Ossoff pressed Buttigieg for funding for the Metro Atlanta Rapid Transit Authority, in particular light rail along the Beltline, a 22-mile loop of abandoned rail lines being converted into walking and biking trails. “Since the mid-1960s, MARTA has been helping folks get around Metro Atlanta, but particularly as the pace of growth of the metro area has risen in the last couple of decades, we've chronically underinvested in this vital transit system,” Ossoff said.
Meanwhile, Warnock has pushed for more funding for rural transit, as well as specific local projects like bus rapid transit on I-285 — the freeway encircling Atlanta — and the Clifton Corridor light-rail project to Emory University.

The two senators get most of the national attention, but Democrats also flipped two suburban Atlanta House seats in 2018 and 2020, accounting for half of Speaker Nancy Pelosi’s four-vote majority. Rep. Lucy McBath, whose seat once belonged to Newt Gingrich, recently cosponsored bills creating a grant program for greenways and providing more flexibility for BRT projects.

Buttigieg’s answer to their proposals has been to tout Biden’s American Jobs Plan as a way to fund them. That plan may be scaled back though, as news broke while Buttigieg was in Atlanta that Biden would lop $500 billion off the $2.3 trillion price tag in an effort to appease Republicans.

“What I know is that every one of the people I’m talking to from both parties is from somewhere — is from a community like where we are today that is very much in need of major investments, not just the investments that would allow America to stay in 13th place, but actually position us to win the future,” Buttigieg responded. “That’s why you see such ambition and such scale in the president’s plan. But I’ll also mention that the president’s plan is utterly affordable as demonstrated by the fact that it’s fully paid for in the vision he put forward.”

Regardless of whether the White House continues negotiating with the GOP or pulls the trigger on using reconciliation to pass infrastructure with 51 votes, the winners of Georgia’s January runoffs will prove vital. Without them, Mitch McConnell would still be Senate majority leader, and spending on transit or Amtrak would likely be out of the question.

With politics shifting in the South, transit is no longer the third rail in the region it once was. The Georgia legislature, still dominated by rural Republicans, recently voted to fund transit on a statewide level for the first time ever, earmarking $40 million in revenue from a surcharge on Uber and Lyft rides.

“In a state like Georgia, this is a big win for our communities, this is a big win for the environment and for equity,” according to Warnock.

Although suburban Gwinnett County has repeatedly rejected MARTA over the past 50 years, with the most recent referendum failing by just 1,000 out of 400,000 votes, joining the system seems all but inevitable.
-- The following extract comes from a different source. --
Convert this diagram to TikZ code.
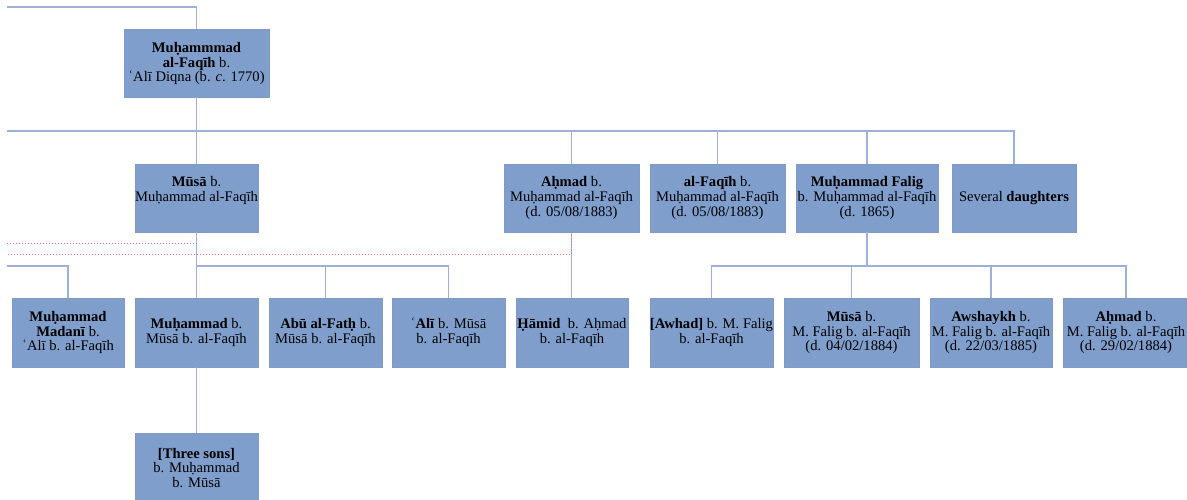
\documentclass[tikz,border=0pt]{standalone}
\usepackage{fontspec}
\setmainfont{Liberation Serif}
\usetikzlibrary{positioning, calc}
\definecolor{boxblue}{RGB}{127, 158, 204}
\definecolor{lineblue}{RGB}{158, 176, 216}
\definecolor{dotred}{RGB}{236, 120, 120}

\begin{document}
\begin{tikzpicture}[
            x=1pt, y=-1pt,
            person/.style={draw=boxblue!88!gray, line width=0.6pt, fill=boxblue, inner sep=0pt, outer sep=0pt, minimum height=68pt, align=center, font=\fontsize{14.6}{14.6}\selectfont},
            link/.style={draw=lineblue, line width=1.1pt},
            offlink/.style={draw=dotred, line width=1pt, dotted}
        ]
            \useasboundingbox (0,0) rectangle (1187,500);

            % generation 1
            \node[person, minimum width=145pt] (root) at (196.5,63.5) {\textbf{Muḥammmad}\\ \textbf{al-Faqīh} b.\\ ʿAlī Diqna (b. \textit{c}. 1770)};

            % generation 2
            \node[person, minimum width=123pt, text depth=18pt] (musa) at (196.5,198) {\textbf{Mūsā} b.\\ Muḥammad al-Faqīh};
            \node[person, minimum width=135pt] (ahmad) at (571.5,198) {\textbf{Aḥmad} b.\\ Muḥammad al-Faqīh\\ (d. 05/08/1883)};
            \node[person, minimum width=135pt] (faqih) at (717.5,198) {\textbf{al-Faqīh} b.\\ Muḥammad al-Faqīh\\ (d. 05/08/1883)};
            \node[person, minimum width=142pt] (falig) at (867,198) {\textbf{Muḥammad Falig}\\ b. Muḥammad al-Faqīh\\ (d. 1865)};
            \node[person, minimum width=124pt] (daughters) at (1014,198) {Several \textbf{daughters}};

            % generation 3
            \node[person, minimum width=112pt, minimum height=69pt] (madani) at (68,332.5) {\textbf{Muḥammad}\\ \textbf{Madanī} b.\\ ʿAlī b. al-Faqīh};
            \node[person, minimum width=123pt, minimum height=69pt] (muhammad) at (196.5,332.5) {\textbf{Muḥammad} b.\\ Mūsā b. al-Faqīh};
            \node[person, minimum width=113pt, minimum height=69pt] (abufath) at (325.5,332.5) {\textbf{Abū al-Fatḥ} b.\\ Mūsā b. al-Faqīh};
            \node[person, minimum width=113pt, minimum height=69pt] (ali) at (448.5,332.5) {ʿ\textbf{Alī} b. Mūsā\\ b. al-Faqīh};
            \node[person, minimum width=112pt, minimum height=69pt] (hamid) at (572,332.5) {\textbf{Ḥāmid}\ \ b. Aḥmad\\ b. al-Faqīh};
            \node[person, minimum width=123pt, minimum height=69pt] (awhad) at (711.5,332.5) {\textbf{[Awhad]} b. M. Falig\\ b. al-Faqīh};
            \node[person, minimum width=135pt, minimum height=69pt] (musab) at (851.5,332.5) {\textbf{Mūsā} b.\\ M. Falig b. al-Faqīh\\ (d. 04/02/1884)};
            \node[person, minimum width=122pt, minimum height=69pt] (awshaykh) at (991,332.5) {\textbf{Awshaykh} b.\\ M. Falig b. al-Faqīh\\ (d. 22/03/1885)};
            \node[person, minimum width=126pt, minimum height=69pt] (ahmadb) at (1126,332.5) {\textbf{Aḥmad} b.\\ M. Falig b. al-Faqīh\\ (d. 29/02/1884)};

            % generation 4
            \node[person, minimum width=123pt, minimum height=70pt] (threesons) at (196.5,468) {\textbf{[Three sons]}\\ b. Muḥammad\\ b. Mūsā};

            % joints running off the page
            \coordinate (topL) at (7,7);
            \coordinate (barA) at (7,131);
            \coordinate (barB) at (7,266);
            \coordinate (redA) at (7,243);
            \coordinate (redB) at (7,254);

            \draw[link] (topL) -| (root.north);
            \draw[link] (root.south) -- (musa.north);
            \draw[link] (barA) -| (daughters.north);
            \foreach \n in {ahmad, faqih, falig}
                \draw[link] (\n.north) -- (\n.north |- barA);

            \draw[link] (musa.south) -- (muhammad.north);
            \draw[link] (musa.south |- barB) -| (ali.north);
            \draw[link] (abufath.north) -- (abufath.north |- barB);
            \draw[link] (barB) -| (madani.north);
            \draw[link] (muhammad.south) -- (threesons.north);

            \draw[link] (ahmad.south) -- (ahmad.south |- hamid.north);

            \draw[link] (falig.south) -- (falig.south |- barB);
            \draw[link] (awhad.north) -- (awhad.north |- barB) -| (ahmadb.north);
            \foreach \n in {musab, awshaykh}
                \draw[link] (\n.north) -- (\n.north |- barB);

            \draw[offlink] (redA) -- (musa.south |- redA);
            \draw[offlink] (ahmad.south) |- (redB);
        \end{tikzpicture}
\end{document}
For decades smaller cities like Columbus and Athens have been lobbying for intercity passenger rail, but have gotten little help from either the state Capitol or their elected officials in Congress. Even tiny Valdosta in South Georgia recently created a transit system.

Nor is renewed enthusiasm for transit limited to Georgia. In Nashville, Mayor John Cooper is pushing another transit referendum just three years after his predecessor’s plan was voted down. Charlotte officials are in the midst of discussing a “transformational” plan that includes hundreds of miles of rail, bus routes, bike lanes and greenways. Jacksonville is considering raising its gas tax to create the massive Emerald Necklace network of trails, among other things.

Changing attitudes toward transit in the South are driven by the same factors that led to the blue shift in Georgia, a state that hadn’t elected a Democratic senator since 2000: College-educated voters are flocking to cities and trending Democrat, and the suburbs are getting more diverse. In a state where segregationist Gov. Lester Maddox crippled MARTA from the start and racists once derided MARTA as “Moving Africans Rapidly Through Atlanta,” the aforementioned white-flight suburb of Gwinnett is now majority-minority. If Georgia stays blue and neighboring states eventually follow suit, it would solidify support for transit not only in the South, but nationally, too.